Oggi potete dirlo: 'Vi voglio bene'. E poi, signori anziani, positività: "Siccome sono arrivati a una meta importante della vita, la loro saggezza è di essere appacificati dalla vita e di trasmettere attorno a loro benessere, positività e soddisfazione. Guai a lamentarsi sempre. Perché è chiaro che l'anziano ha tante mancanze: il corpo lo lascia, a volte la memoria, a volte l'autonomia ... Ma se invece di guardare alla mancanza, guarda a ciò che la vita gli ha dato, restituisce vita. Insomma, può testimoniare di aver vissuto una vita e di avercela fatta pur attraverso le traversie che una lunga esistenza porta con sé",
E infine, libertà nell'espressione degli affetti: "Dite alle persone che vi sono care 'Vi voglio bene'. Se in gioventù o un po' d'anni fa, per pudore, non l'avete fatto, fatelo adesso.
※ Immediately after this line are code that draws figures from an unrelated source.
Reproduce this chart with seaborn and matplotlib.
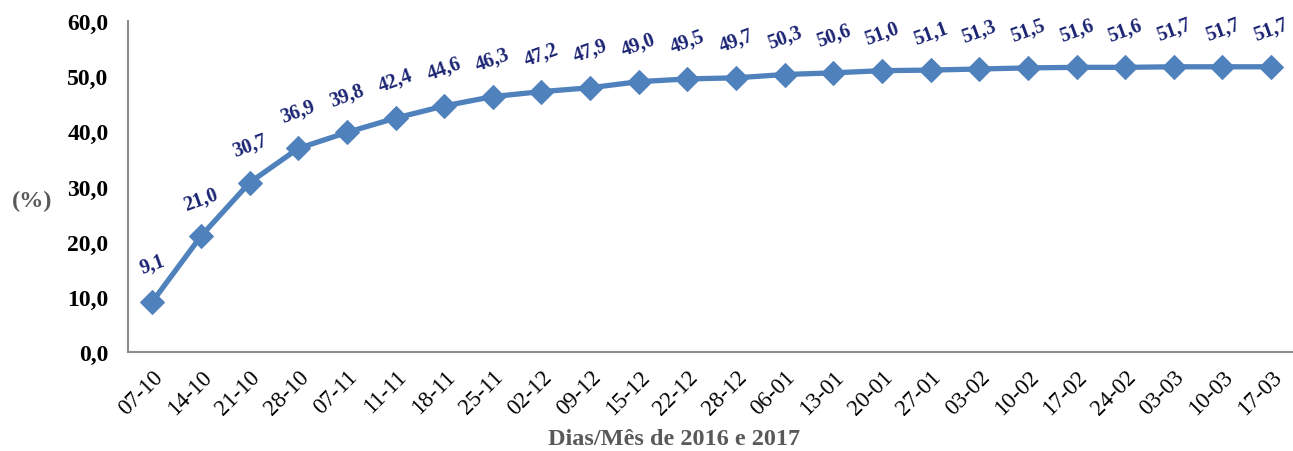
import matplotlib
matplotlib.use("Agg")
import matplotlib.pyplot as plt
import seaborn as sns
import pandas as pd

dates = ["07-10", "14-10", "21-10", "28-10", "07-11", "11-11", "18-11", "25-11",
         "02-12", "09-12", "15-12", "22-12", "28-12", "06-01", "13-01", "20-01",
         "27-01", "03-02", "10-02", "17-02", "24-02", "03-03", "10-03", "17-03"]
values = [9.1, 21.0, 30.7, 36.9, 39.8, 42.4, 44.6, 46.3, 47.2, 47.9, 49.0, 49.5,
          49.7, 50.3, 50.6, 51.0, 51.1, 51.3, 51.5, 51.6, 51.6, 51.7, 51.7, 51.7]
yticks = [0, 10, 20, 30, 40, 50, 60]

sns.set_theme(style="white")
plt.rcParams['font.family'] = ['Liberation Serif', 'DejaVu Serif']

df = pd.DataFrame({"x": range(len(dates)), "y": values})

fig = plt.figure(figsize=(12.93, 4.52), dpi=100)
ax = fig.add_axes([128/1293, 1 - 353/452, (1293 - 128)/1293, (353 - 22)/452])

sns.lineplot(data=df, x="x", y="y", ax=ax, color="#4F81BD", linewidth=3.8,
             marker="D", markersize=12, markeredgecolor="#4F81BD")

for i, v in enumerate(values):
    ax.annotate(f"{v:.1f}".replace(".", ","), (i, v), xytext=(0, 27),
                textcoords="offset points", ha="center", va="center",
                rotation=20, fontsize=14.5, fontweight="bold", color="#1B2473")

ax.set_xlim(-0.5, 23.45)
ax.set_ylim(0, 60)
ax.set_yticks(yticks)
ax.set_yticklabels([f"{t:.1f}".replace(".", ",") for t in yticks],
                   fontsize=17, fontweight="bold", color="black")
ax.set_xticks(range(len(dates)))
ax.set_xticklabels(dates, rotation=45, ha="right", rotation_mode="anchor",
                   fontsize=16.5, color="black")
ax.tick_params(axis="y", length=0, pad=14)
ax.tick_params(axis="x", length=0, pad=10)

for s in ["top", "right"]:
    ax.spines[s].set_visible(False)
for s in ["left", "bottom"]:
    ax.spines[s].set_color("#8C8C8C")
    ax.spines[s].set_linewidth(1.5)

ax.set_xlabel("Dias/Mês de 2016 e 2017", fontsize=17.5, fontweight="bold",
              color="#595959", va="center")
ax.xaxis.set_label_coords((674 - 128) / 1165, (353 - 440) / 331)
ax.set_ylabel("(%)", fontsize=17.5, fontweight="bold", color="#595959",
              rotation=0, va="center", ha="center")
ax.yaxis.set_label_coords((32 - 128) / 1165, (353 - 201) / 331)

fig.savefig("out.png", dpi=100)
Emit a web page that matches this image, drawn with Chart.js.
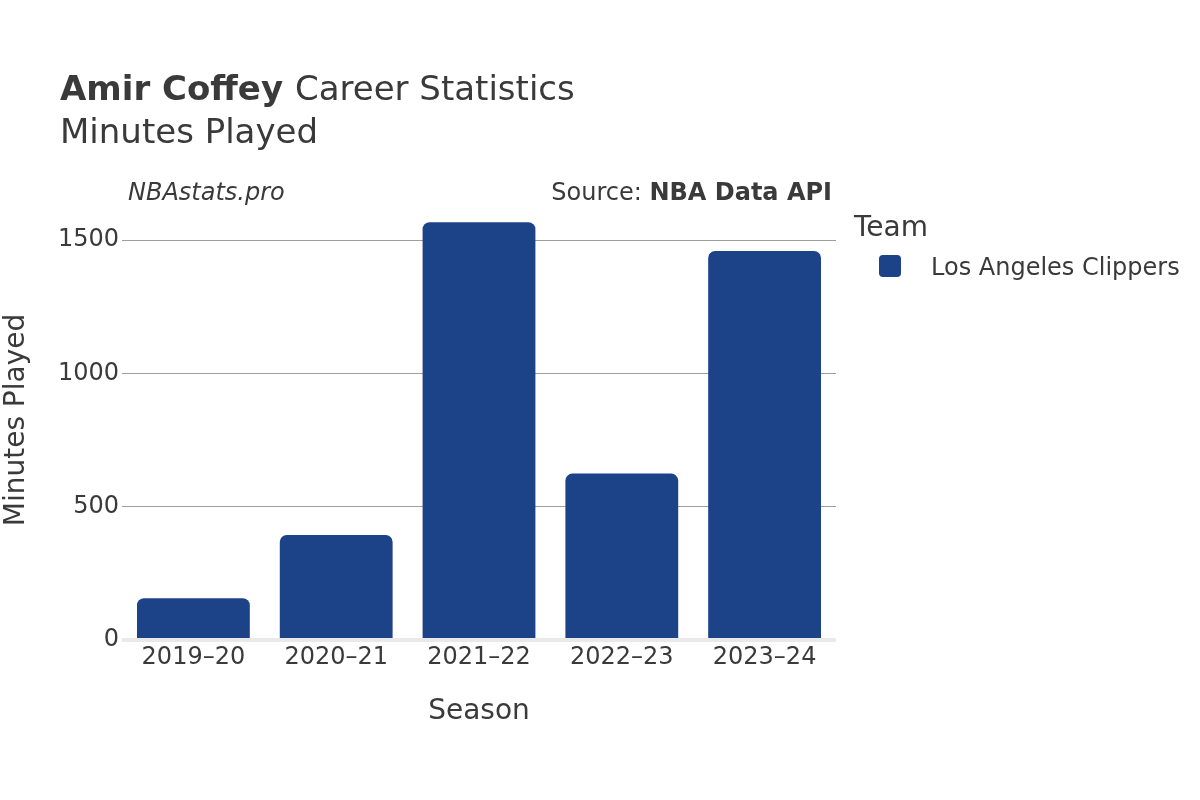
<!DOCTYPE html>
<html lang="en">
<head>
  <meta charset="UTF-8" />
  <title>Amir Coffey Career Statistics</title>
  <script src="https://cdn.jsdelivr.net/npm/chart.js"></script>
  <style>
    html, body { margin: 0; padding: 0; background: #fff; }
    #wrap { width: 1200px; height: 800px; }
  </style>
</head>
<body>
  <div id="wrap"><canvas id="minutesChart" width="1200" height="800"></canvas></div>

  <script>
    const seasons = ['2019–20', '2020–21', '2021–22', '2022–23', '2023–24'];
    const minutes = [157, 394, 1567, 624, 1459];
    const teamName = 'Los Angeles Clippers';
    const yTicks = [0, 500, 1000, 1500];

    const FONT = '"DejaVu Sans", Verdana, sans-serif';
    const TEXT = '#3a3a3a';
    const BAR = '#1c4288';

    // titles, source line and the legend are drawn by hand
    const decorations = {
      id: 'decorations',
      afterDraw(chart) {
        const c = chart.ctx;
        c.save();
        c.fillStyle = TEXT;
        c.textBaseline = 'middle';

        c.font = 'bold 34px ' + FONT;
        c.fillText('Amir Coffey', 60, 91);
        const w = c.measureText('Amir Coffey ').width;
        c.font = '34px ' + FONT;
        c.fillText('Career Statistics', 60 + w, 91);
        c.fillText('Minutes Played', 60, 134);

        c.font = 'italic 24px ' + FONT;
        c.fillText('NBAstats.pro', 128, 194);

        c.textAlign = 'right';
        c.font = 'bold 24px ' + FONT;
        c.fillText('NBA Data API', 832, 194);
        const bw = c.measureText('NBA Data API').width;
        c.font = '24px ' + FONT;
        c.fillText('Source: ', 832 - bw, 194);

        c.textAlign = 'left';
        c.font = '28px ' + FONT;
        c.fillText('Team', 854, 229);

        chart.data.datasets.forEach((ds, i) => {
          const y = 266 + i * 30;
          c.fillStyle = ds.backgroundColor;
          c.beginPath();
          c.roundRect(879, y - 11, 22, 22, 4);
          c.fill();
          c.fillStyle = TEXT;
          c.font = '24px ' + FONT;
          c.fillText(ds.label, 931, y + 3);
        });
        c.restore();
      }
    };

    new Chart(document.getElementById('minutesChart'), {
      type: 'bar',
      data: {
        labels: seasons,
        datasets: [{
          label: teamName,
          data: minutes,
          backgroundColor: BAR,
          borderRadius: 7,
          barPercentage: 0.79,
          categoryPercentage: 1
        }]
      },
      options: {
        responsive: false,
        animation: false,
        layout: { padding: { top: 200, right: 364, left: 0, bottom: 0 } },
        plugins: { legend: { display: false }, tooltip: { enabled: false } },
        scales: {
          x: {
            grid: { display: false, drawTicks: false },
            border: { display: false },
            ticks: { color: TEXT, font: { family: FONT, size: 24 }, padding: 3 },
            title: { display: true, text: 'Season', color: TEXT,
                     font: { family: FONT, size: 28 }, padding: { top: 0, bottom: 71 } },
            afterFit(scale) { scale.height = 160; }
          },
          y: {
            min: 0,
            max: 1650,
            afterBuildTicks(scale) { scale.ticks = yTicks.map(v => ({ value: v })); },
            grid: {
              drawTicks: false,
              color: ctx => ctx.tick && ctx.tick.value === 0 ? '#e9e9e9' : '#9e9e9e',
              lineWidth: ctx => ctx.tick && ctx.tick.value === 0 ? 4 : 1
            },
            border: { display: false },
            ticks: { color: TEXT, font: { family: FONT, size: 24 }, padding: 3,
                     callback: v => String(v) },
            title: { display: true, text: 'Minutes Played', color: TEXT,
                     font: { family: FONT, size: 28 }, padding: { top: 0, bottom: 0 } },
            afterFit(scale) { scale.width = 122; }
          }
        }
      },
      plugins: [decorations]
    });
  </script>
</body>
</html>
Ditelo: 'Vi voglio bene, ti voglio bene ... '. Anche voi vivrete meglio i vostri anni estremi".
Giorgio Malavasi
"L'anziano è anziano, ma non è mica stupido: sente se quelle mani che lo toccano e che lo sorreggono sono affettuose o infastidite": la psicologa Paola Scalari spiega anche così qual è la controprova di un aiuto dato volentieri e proficuamente, oppure no, ai nostri grandi vecchi. "I giovani devono valutare qual è la loro disponibilità, che cosa sentono di voler regalare, donare gratuitamente alla vecchia generazione. La generazione giovane faccia tanto in quanto è in grado di fare con gioia, leggerezza e amorevolezza. Il sacrificio per chi si ama lo si fa volentieri e non pesa se lo si fa con cuore generoso, perché si è contenti di veder contento l'altro. Ma nel momento in cui l'aiuto produce insoddisfazione, risentimento e rabbia, si metta uno stop e si rivaluti cosa fare".